By KATE HUNTER
It was so simple in the olden days.
Men went off to kill bison while their women stayed behind and kept the cave nice.
Fast forward a few thousand years and things aren’t so clean-cut. Girls started skilling up and before you knew it, they were out bringing home the bison too.
So who was sweeping the cave and sorting the loincloths? No one, that’s who, and the arguments have been raging ever since.
It’s a big point of discussion in modern relationships: who does the housework?
It’s a rare household these days where it’s all lumped onto one person. Gone are the days where the man of the house would arrive home to a freshly lipsticked wife, bathed children and delicious smells emanating from the kitchen. The gent of a generation or two ago spent his evenings with his feet up, reading the paper. And why the hell not? He’d been working all day. He was the sole breadwinner, bison killer. Whatever.
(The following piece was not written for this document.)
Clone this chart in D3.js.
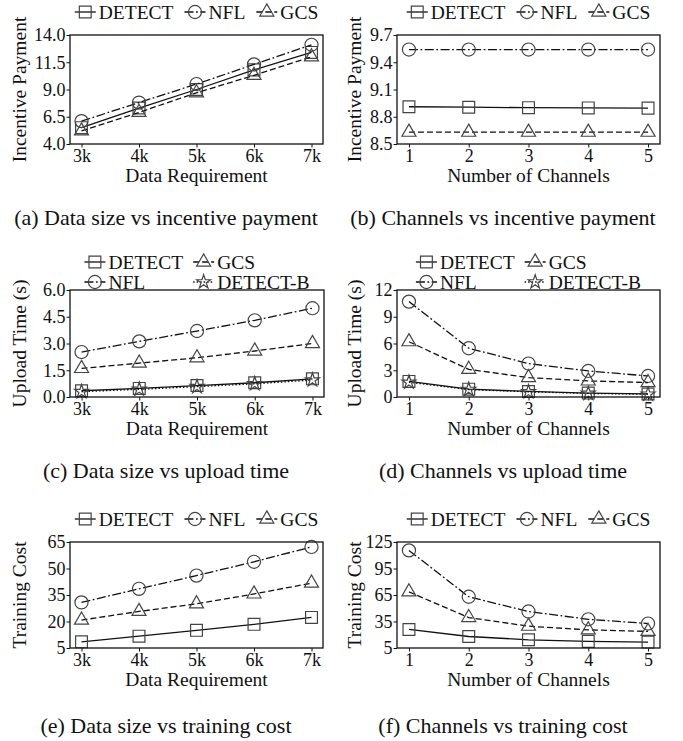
<!DOCTYPE html>
<html>
<head>
<meta charset="utf-8">
<script src="https://cdn.jsdelivr.net/npm/d3@7"></script>
<style>
    body { margin: 0; background: #fff; }
    svg { display: block; font-family: "Liberation Serif", "Times New Roman", serif; }
</style>
</head>
<body>
<div id="chart"></div>
<script>
// categories
const dataSizes = ["3k", "4k", "5k", "6k", "7k"];
const channels = ["1", "2", "3", "4", "5"];

// (a) data size vs incentive payment
const payDetectSize = [5.5, 7.3, 9.0, 10.8, 12.4];
const payNflSize = [6.1, 7.8, 9.5, 11.3, 13.1];
const payGcsSize = [5.2, 6.9, 8.7, 10.3, 12.0];

// (b) channels vs incentive payment
const payDetectCh = [8.91, 8.905, 8.90, 8.897, 8.895];
const payNflCh = [9.54, 9.54, 9.54, 9.54, 9.54];
const payGcsCh = [8.63, 8.63, 8.63, 8.63, 8.63];

// (c) data size vs upload time
const upDetectSize = [0.35, 0.48, 0.64, 0.80, 1.02];
const upNflSize = [2.52, 3.12, 3.70, 4.30, 4.98];
const upGcsSize = [1.60, 1.90, 2.20, 2.58, 3.00];
const upDetectBSize = [0.30, 0.43, 0.58, 0.74, 0.95];

// (d) channels vs upload time
const upDetectCh = [1.75, 0.88, 0.62, 0.44, 0.34];
const upNflCh = [10.7, 5.47, 3.75, 2.92, 2.36];
const upGcsCh = [6.2, 3.1, 2.17, 1.8, 1.62];
const upDetectBCh = [1.65, 0.84, 0.58, 0.40, 0.31];

// (e) data size vs training cost
const costDetectSize = [8.5, 11.7, 15.0, 18.4, 22.3];
const costNflSize = [30.8, 38.5, 46.0, 53.8, 62.2];
const costGcsSize = [20.8, 25.7, 30.0, 35.6, 41.7];

// (f) channels vs training cost
const costDetectCh = [26, 18, 14.3, 12.5, 11.7];
const costNflCh = [115.5, 63, 46.3, 37.5, 32.7];
const costGcsCh = [68.5, 39.5, 29.7, 25.5, 23.8];

// tick labels
const payTicksSize = [4, 6.5, 9, 11.5, 14];
const payTicksCh = [8.5, 8.8, 9.1, 9.4, 9.7];
const upTicksSize = [0, 1.5, 3, 4.5, 6];
const upTicksCh = [0, 3, 6, 9, 12];
const costTicksSize = [5, 20, 35, 50, 65];
const costTicksCh = [5, 35, 65, 95, 125];

// styling
const width = 683, height = 741;
const ink = "#111";
const markInk = "#444";
const tickFont = 18, titleFont = 19.5, legendFont = 19.5, captionFont = 22;

const styles = {
    "DETECT": {dash: null, symbol: d3.symbolSquare, size: 140},
    "NFL": {dash: "9,2.5,1.8,2.5", symbol: d3.symbolCircle, size: 135},
    "GCS": {dash: "6,3", symbol: d3.symbolTriangle, size: 85},
    "DETECT-B": {dash: "1.5,2", symbol: d3.symbolStar, size: 60}
};

const panels = [
    {x0: 70, x1: 323, y0: 35, y1: 144, cats: dataSizes, ticks: payTicksSize, fmt: ".1f",
        yLabel: "Incentive Payment", xLabel: "Data Requirement", yLabelOff: 44,
        series: [["DETECT", payDetectSize], ["NFL", payNflSize], ["GCS", payGcsSize]],
        rows: 1, caption: "(a) Data size vs incentive payment", capX: 166, capY: 225},
    {x0: 397, x1: 660, y0: 35, y1: 144, cats: channels, ticks: payTicksCh, fmt: ".1f",
        yLabel: "Incentive Payment", xLabel: "Number of Channels", yLabelOff: 36,
        series: [["DETECT", payDetectCh], ["NFL", payNflCh], ["GCS", payGcsCh]],
        rows: 1, caption: "(b) Channels vs incentive payment", capX: 503, capY: 225},
    {x0: 70, x1: 324, y0: 290, y1: 397, cats: dataSizes, ticks: upTicksSize, fmt: ".1f",
        yLabel: "Upload Time (s)", xLabel: "Data Requirement", yLabelOff: 44,
        series: [["DETECT", upDetectSize], ["NFL", upNflSize], ["GCS", upGcsSize], ["DETECT-B", upDetectBSize]],
        rows: 2, caption: "(c) Data size vs upload time", capX: 166, capY: 478},
    {x0: 397, x1: 660, y0: 290, y1: 397, cats: channels, ticks: upTicksCh, fmt: "d",
        yLabel: "Upload Time (s)", xLabel: "Number of Channels", yLabelOff: 36,
        series: [["DETECT", upDetectCh], ["NFL", upNflCh], ["GCS", upGcsCh], ["DETECT-B", upDetectBCh]],
        rows: 2, caption: "(d) Channels vs upload time", capX: 503, capY: 478},
    {x0: 70, x1: 323, y0: 542, y1: 648, cats: dataSizes, ticks: costTicksSize, fmt: "d",
        yLabel: "Training Cost", xLabel: "Data Requirement", yLabelOff: 44,
        series: [["DETECT", costDetectSize], ["NFL", costNflSize], ["GCS", costGcsSize]],
        rows: 1, caption: "(e) Data size vs training cost", capX: 166, capY: 733},
    {x0: 397, x1: 660, y0: 542, y1: 648, cats: channels, ticks: costTicksCh, fmt: "d",
        yLabel: "Training Cost", xLabel: "Number of Channels", yLabelOff: 36,
        series: [["DETECT", costDetectCh], ["NFL", costNflCh], ["GCS", costGcsCh]],
        rows: 1, caption: "(f) Channels vs training cost", capX: 503, capY: 733}
];

const svg = d3.select("#chart").append("svg")
    .attr("width", width)
    .attr("height", height);

function drawHandle(g, name, x, y) {
    const st = styles[name];
    g.append("line")
        .attr("x1", x).attr("x2", x + 21)
        .attr("y1", y).attr("y2", y)
        .attr("stroke", ink).attr("stroke-width", 1.3)
        .attr("stroke-dasharray", st.dash);
    g.append("path")
        .attr("d", d3.symbol(st.symbol, st.size)())
        .attr("transform", `translate(${x + 10.5} ${y})`)
        .attr("fill", "none").attr("stroke", markInk).attr("stroke-width", 1.2);
}

function textWidth(g, str) {
    const t = g.append("text").attr("font-size", legendFont).text(str);
    const w = t.node().getComputedTextLength();
    t.remove();
    return w;
}

panels.forEach(p => {
    const g = svg.append("g");

    const x = d3.scalePoint()
        .domain(p.cats)
        .range([p.x0, p.x1])
        .padding(0.2);

    const y = d3.scaleLinear()
        .domain(d3.extent(p.ticks))
        .range([p.y1, p.y0]);

    // axes (drop d3's default sans-serif so the serif face is inherited)
    g.append("g")
        .attr("transform", `translate(0 ${p.y1})`)
        .call(d3.axisBottom(x).tickSize(3.5).tickPadding(2))
        .attr("font-family", null)
        .attr("font-size", tickFont)
        .call(a => a.select(".domain").remove())
        .call(a => a.selectAll("line").attr("stroke", ink))
        .call(a => a.selectAll("text").attr("fill", ink));

    g.append("g")
        .attr("transform", `translate(${p.x0} 0)`)
        .call(d3.axisLeft(y).tickValues(p.ticks).tickFormat(d3.format(p.fmt)).tickSize(3.5).tickPadding(1))
        .attr("font-family", null)
        .attr("font-size", tickFont)
        .call(a => a.select(".domain").remove())
        .call(a => a.selectAll("line").attr("stroke", ink))
        .call(a => a.selectAll("text").attr("fill", ink));

    // series
    p.series.forEach(([name, vals]) => {
        const st = styles[name];
        const pts = vals.map((v, i) => [x(p.cats[i]), y(v)]);
        g.append("path")
            .attr("d", d3.line()(pts))
            .attr("fill", "none")
            .attr("stroke", ink)
            .attr("stroke-width", 1.3)
            .attr("stroke-dasharray", st.dash);
        g.selectAll(null)
            .data(pts)
            .join("path")
            .attr("d", d3.symbol(st.symbol, st.size)())
            .attr("transform", d => `translate(${d[0]} ${d[1]})`)
            .attr("fill", "none")
            .attr("stroke", markInk)
            .attr("stroke-width", 1.2);
    });

    // frame
    g.append("rect")
        .attr("x", p.x0).attr("y", p.y0)
        .attr("width", p.x1 - p.x0).attr("height", p.y1 - p.y0)
        .attr("fill", "none").attr("stroke", ink).attr("stroke-width", 1.3);

    // axis titles
    g.append("text")
        .attr("x", (p.x0 + p.x1) / 2)
        .attr("y", p.y1 + 38)
        .attr("text-anchor", "middle")
        .attr("font-size", titleFont)
        .attr("fill", ink)
        .text(p.xLabel);

    g.append("text")
        .attr("transform", `translate(${p.x0 - p.yLabelOff} ${(p.y0 + p.y1) / 2}) rotate(-90)`)
        .attr("text-anchor", "middle")
        .attr("font-size", titleFont)
        .attr("fill", ink)
        .text(p.yLabel);

    // legend
    const leg = g.append("g");
    const cx = (p.x0 + p.x1) / 2;
    const names = p.series.map(d => d[0]);
    if (p.rows === 1) {
        const ws = names.map(n => textWidth(leg, n));
        const total = d3.sum(ws) + names.length * 24 + (names.length - 1) * 11;
        let lx = cx - total / 2;
        const ly = p.y0 - 23;
        names.forEach((n, i) => {
            drawHandle(leg, n, lx, ly);
            leg.append("text")
                .attr("x", lx + 24).attr("y", ly)
                .attr("dy", "0.34em")
                .attr("font-size", legendFont)
                .attr("fill", ink)
                .text(n);
            lx += 24 + ws[i] + 11;
        });
    } else {
        // two columns, filled column by column
        const cols = [["DETECT", "NFL"], ["GCS", "DETECT-B"]];
        const colW = cols.map(c => d3.max(c, n => textWidth(leg, n)) + 24);
        const total = colW[0] + 10 + colW[1];
        const left = cx - total / 2;
        cols.forEach((c, ci) => {
            const lx = ci === 0 ? left : left + colW[0] + 10;
            c.forEach((n, ri) => {
                const ly = p.y0 - 28 + ri * 20;
                drawHandle(leg, n, lx, ly);
                leg.append("text")
                    .attr("x", lx + 24).attr("y", ly)
                    .attr("dy", "0.34em")
                    .attr("font-size", legendFont)
                    .attr("fill", ink)
                    .text(n);
            });
        });
    }

    // caption
    svg.append("text")
        .attr("x", p.capX)
        .attr("y", p.capY)
        .attr("text-anchor", "middle")
        .attr("font-size", captionFont)
        .attr("fill", ink)
        .text(p.caption);
});
</script>
</body>
</html>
Today, many men arrive home more or less at the same time as their equally frazzled partners. They are faced with hungry children, one of whom invariably needs to make a model of the solar system by 8am the next morning. No one has any clean socks, the dishwasher is buggered and the bathroom sink has a layer of toothpaste and soap scum that will have archaeologists of the future dumbfounded.
Whose problem is it? Who is responsible for cleaning when everything else is shared?